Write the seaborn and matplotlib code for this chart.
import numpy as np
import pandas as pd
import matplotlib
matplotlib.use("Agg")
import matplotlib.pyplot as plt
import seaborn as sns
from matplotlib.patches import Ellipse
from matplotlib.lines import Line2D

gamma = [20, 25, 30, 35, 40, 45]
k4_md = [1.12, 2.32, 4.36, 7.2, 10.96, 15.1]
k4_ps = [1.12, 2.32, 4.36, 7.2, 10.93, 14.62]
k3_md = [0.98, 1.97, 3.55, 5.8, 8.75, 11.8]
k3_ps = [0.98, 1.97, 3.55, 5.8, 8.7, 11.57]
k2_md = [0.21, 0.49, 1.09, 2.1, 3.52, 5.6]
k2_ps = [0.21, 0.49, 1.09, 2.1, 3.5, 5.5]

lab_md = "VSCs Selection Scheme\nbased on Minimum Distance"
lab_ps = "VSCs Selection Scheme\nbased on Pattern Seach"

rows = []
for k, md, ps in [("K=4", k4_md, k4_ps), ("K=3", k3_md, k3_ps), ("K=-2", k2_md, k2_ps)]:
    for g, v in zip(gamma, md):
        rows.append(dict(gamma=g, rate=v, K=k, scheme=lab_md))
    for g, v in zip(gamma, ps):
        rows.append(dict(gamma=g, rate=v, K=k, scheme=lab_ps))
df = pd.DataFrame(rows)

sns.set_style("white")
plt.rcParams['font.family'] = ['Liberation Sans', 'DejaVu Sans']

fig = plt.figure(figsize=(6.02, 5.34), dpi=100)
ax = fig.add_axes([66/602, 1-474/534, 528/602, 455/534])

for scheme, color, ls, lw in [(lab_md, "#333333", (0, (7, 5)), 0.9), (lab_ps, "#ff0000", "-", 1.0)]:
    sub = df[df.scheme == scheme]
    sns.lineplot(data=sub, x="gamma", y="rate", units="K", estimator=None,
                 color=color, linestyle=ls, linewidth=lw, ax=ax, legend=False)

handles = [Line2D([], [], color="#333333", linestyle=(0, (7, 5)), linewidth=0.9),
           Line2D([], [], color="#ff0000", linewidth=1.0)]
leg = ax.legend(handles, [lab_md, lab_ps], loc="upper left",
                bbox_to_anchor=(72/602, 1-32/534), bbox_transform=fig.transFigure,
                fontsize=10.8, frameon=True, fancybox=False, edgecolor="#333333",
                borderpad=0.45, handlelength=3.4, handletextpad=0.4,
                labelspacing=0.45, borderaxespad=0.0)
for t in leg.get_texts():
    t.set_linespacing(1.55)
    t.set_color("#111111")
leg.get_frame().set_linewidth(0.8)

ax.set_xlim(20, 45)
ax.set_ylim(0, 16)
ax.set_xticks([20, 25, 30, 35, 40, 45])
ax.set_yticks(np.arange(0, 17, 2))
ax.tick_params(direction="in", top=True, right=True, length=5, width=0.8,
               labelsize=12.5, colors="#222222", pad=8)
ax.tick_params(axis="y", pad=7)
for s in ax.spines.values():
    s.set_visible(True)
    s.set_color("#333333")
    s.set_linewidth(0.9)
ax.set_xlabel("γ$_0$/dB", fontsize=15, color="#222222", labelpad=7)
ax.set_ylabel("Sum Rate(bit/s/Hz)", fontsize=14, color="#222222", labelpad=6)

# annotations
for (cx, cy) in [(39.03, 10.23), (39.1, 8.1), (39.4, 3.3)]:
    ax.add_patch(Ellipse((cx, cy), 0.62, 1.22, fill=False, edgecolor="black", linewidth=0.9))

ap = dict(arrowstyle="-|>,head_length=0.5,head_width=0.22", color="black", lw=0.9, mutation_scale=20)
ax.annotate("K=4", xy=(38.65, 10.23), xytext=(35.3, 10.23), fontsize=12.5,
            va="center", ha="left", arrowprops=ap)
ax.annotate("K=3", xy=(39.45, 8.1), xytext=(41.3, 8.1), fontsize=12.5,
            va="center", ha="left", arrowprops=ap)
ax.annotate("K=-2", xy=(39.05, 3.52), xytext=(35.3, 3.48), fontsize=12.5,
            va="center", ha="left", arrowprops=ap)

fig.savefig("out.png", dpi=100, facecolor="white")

**OBJECTIVE**.
Type the material above out again, exactly.

**FINAL ANSWER**.
Write the seaborn and matplotlib code for this chart.
import numpy as np
import pandas as pd
import matplotlib
matplotlib.use("Agg")
import matplotlib.pyplot as plt
import seaborn as sns
from matplotlib.patches import Ellipse
from matplotlib.lines import Line2D

gamma = [20, 25, 30, 35, 40, 45]
k4_md = [1.12, 2.32, 4.36, 7.2, 10.96, 15.1]
k4_ps = [1.12, 2.32, 4.36, 7.2, 10.93, 14.62]
k3_md = [0.98, 1.97, 3.55, 5.8, 8.75, 11.8]
k3_ps = [0.98, 1.97, 3.55, 5.8, 8.7, 11.57]
k2_md = [0.21, 0.49, 1.09, 2.1, 3.52, 5.6]
k2_ps = [0.21, 0.49, 1.09, 2.1, 3.5, 5.5]

lab_md = "VSCs Selection Scheme\nbased on Minimum Distance"
lab_ps = "VSCs Selection Scheme\nbased on Pattern Seach"

rows = []
for k, md, ps in [("K=4", k4_md, k4_ps), ("K=3", k3_md, k3_ps), ("K=-2", k2_md, k2_ps)]:
    for g, v in zip(gamma, md):
        rows.append(dict(gamma=g, rate=v, K=k, scheme=lab_md))
    for g, v in zip(gamma, ps):
        rows.append(dict(gamma=g, rate=v, K=k, scheme=lab_ps))
df = pd.DataFrame(rows)

sns.set_style("white")
plt.rcParams['font.family'] = ['Liberation Sans', 'DejaVu Sans']

fig = plt.figure(figsize=(6.02, 5.34), dpi=100)
ax = fig.add_axes([66/602, 1-474/534, 528/602, 455/534])

for scheme, color, ls, lw in [(lab_md, "#333333", (0, (7, 5)), 0.9), (lab_ps, "#ff0000", "-", 1.0)]:
    sub = df[df.scheme == scheme]
    sns.lineplot(data=sub, x="gamma", y="rate", units="K", estimator=None,
                 color=color, linestyle=ls, linewidth=lw, ax=ax, legend=False)

handles = [Line2D([], [], color="#333333", linestyle=(0, (7, 5)), linewidth=0.9),
           Line2D([], [], color="#ff0000", linewidth=1.0)]
leg = ax.legend(handles, [lab_md, lab_ps], loc="upper left",
                bbox_to_anchor=(72/602, 1-32/534), bbox_transform=fig.transFigure,
                fontsize=10.8, frameon=True, fancybox=False, edgecolor="#333333",
                borderpad=0.45, handlelength=3.4, handletextpad=0.4,
                labelspacing=0.45, borderaxespad=0.0)
for t in leg.get_texts():
    t.set_linespacing(1.55)
    t.set_color("#111111")
leg.get_frame().set_linewidth(0.8)

ax.set_xlim(20, 45)
ax.set_ylim(0, 16)
ax.set_xticks([20, 25, 30, 35, 40, 45])
ax.set_yticks(np.arange(0, 17, 2))
ax.tick_params(direction="in", top=True, right=True, length=5, width=0.8,
               labelsize=12.5, colors="#222222", pad=8)
ax.tick_params(axis="y", pad=7)
for s in ax.spines.values():
    s.set_visible(True)
    s.set_color("#333333")
    s.set_linewidth(0.9)
ax.set_xlabel("γ$_0$/dB", fontsize=15, color="#222222", labelpad=7)
ax.set_ylabel("Sum Rate(bit/s/Hz)", fontsize=14, color="#222222", labelpad=6)

# annotations
for (cx, cy) in [(39.03, 10.23), (39.1, 8.1), (39.4, 3.3)]:
    ax.add_patch(Ellipse((cx, cy), 0.62, 1.22, fill=False, edgecolor="black", linewidth=0.9))

ap = dict(arrowstyle="-|>,head_length=0.5,head_width=0.22", color="black", lw=0.9, mutation_scale=20)
ax.annotate("K=4", xy=(38.65, 10.23), xytext=(35.3, 10.23), fontsize=12.5,
            va="center", ha="left", arrowprops=ap)
ax.annotate("K=3", xy=(39.45, 8.1), xytext=(41.3, 8.1), fontsize=12.5,
            va="center", ha="left", arrowprops=ap)
ax.annotate("K=-2", xy=(39.05, 3.52), xytext=(35.3, 3.48), fontsize=12.5,
            va="center", ha="left", arrowprops=ap)

fig.savefig("out.png", dpi=100, facecolor="white")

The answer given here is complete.